Want to live forever? Immortality might be closer than you think. Forever Young explores the movement to not only expand life expectancy, but to craft a genetic reality that allows us to stay young for longer stretches of time. This growing field of research and experimentation approaches aging like a disease begging for a cure. The film introduces us to several figures who stand at the forefront of this mission.
After her young son was diagnosed with diabetes, Liz Parrish happened upon information related to genetics and its role in determining our propensity for illness. She felt that not enough was being done to cure the leading cause of death and disease: aging. She assumed a scientific and biological approach to the dilemma, and injected herself with a substance designed to elongate the tips of her chromosomes. These tips, called telomeres, shorten during a person’s life span and slow the replication of cells. This acts as an engine for the degradation of health, function and appearance.
These experiments are still in their infancy, and much work must be done before they are suitable for widespread human testing, but they’re emblematic of a larger search for a modern fountain of youth.

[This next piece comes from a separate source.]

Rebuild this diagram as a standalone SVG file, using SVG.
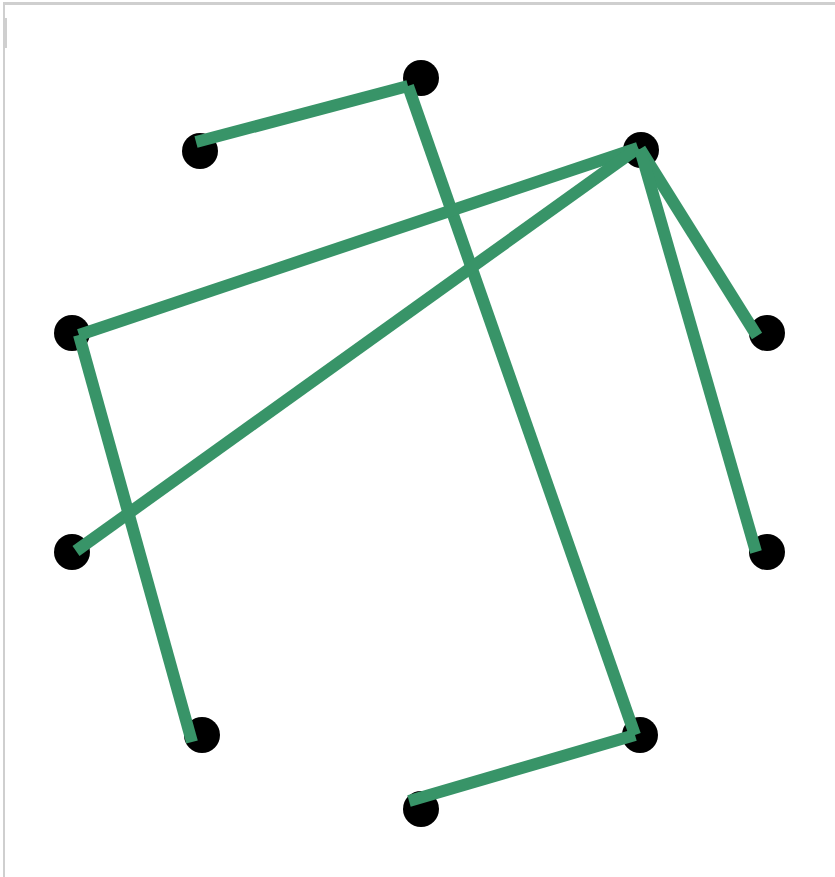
<svg xmlns="http://www.w3.org/2000/svg" width="835" height="877" viewBox="0 0 835 877">
<style>
.node{fill:#000}
.edge{stroke:#389468;stroke-width:12;stroke-linecap:butt;fill:none}
.frame{fill:#cfcfcf}
</style>
<rect x="0" y="0" width="835" height="877" fill="#fff"/>
<rect class="frame" x="3" y="2" width="832" height="3"/>
<rect class="frame" x="3" y="2" width="2" height="875"/>
<rect class="frame" x="3" y="18" width="4" height="30"/>
<g id="nodes">
<g id="n0"><circle class="node" cx="421" cy="78" r="18"/></g>
<g id="n1"><circle class="node" cx="641" cy="150" r="18"/></g>
<g id="n2"><circle class="node" cx="767" cy="333" r="18"/></g>
<g id="n3"><circle class="node" cx="767" cy="552" r="18"/></g>
<g id="n4"><circle class="node" cx="640" cy="735" r="18"/></g>
<g id="n5"><circle class="node" cx="421" cy="809" r="18"/></g>
<g id="n6"><circle class="node" cx="202" cy="735" r="18"/></g>
<g id="n7"><circle class="node" cx="72" cy="552" r="18"/></g>
<g id="n8"><circle class="node" cx="72" cy="333" r="18"/></g>
<g id="n9"><circle class="node" cx="200" cy="151" r="18"/></g>
</g>
<g id="connectors">
<line class="edge" x1="196" y1="142" x2="408" y2="86"/>
<line class="edge" x1="408" y1="86" x2="635" y2="735"/>
<line class="edge" x1="638" y1="148" x2="79" y2="335"/>
<line class="edge" x1="638" y1="148" x2="76" y2="551"/>
<line class="edge" x1="640" y1="149" x2="757" y2="336"/>
<line class="edge" x1="640" y1="149" x2="756" y2="552"/>
<line class="edge" x1="79" y1="335" x2="192" y2="742"/>
<line class="edge" x1="635" y1="735" x2="409" y2="801"/>
</g>
</svg>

These pursuits converge at RAADfest, an annual conference devoted to the lucrative anti-aging industry. Here, scientists and entrepreneurs meet with investors eager to support the next breakthroughs in age suppression technology.
At present, there is no definitive cure because there is no obvious smoking gun. The key to these breakthroughs is in the understanding of how and why we age, a process for which there is no overwhelming consensus. Potential cures run the gamut from cellular stimulants to drug therapies. As more and more experiments are successfully lengthening the life spans of laboratory mice and other mammals, corporations are jumping on the anti-aging bandwagon like never before. On the biotech side, the filmmakers gain unprecedented access to Calico Life Sciences, one of the world’s most robustly funded labs devoted to the science of aging.
Average life spans have doubled over the past century. Forever Young profiles the efforts to keep that momentum going for the next century.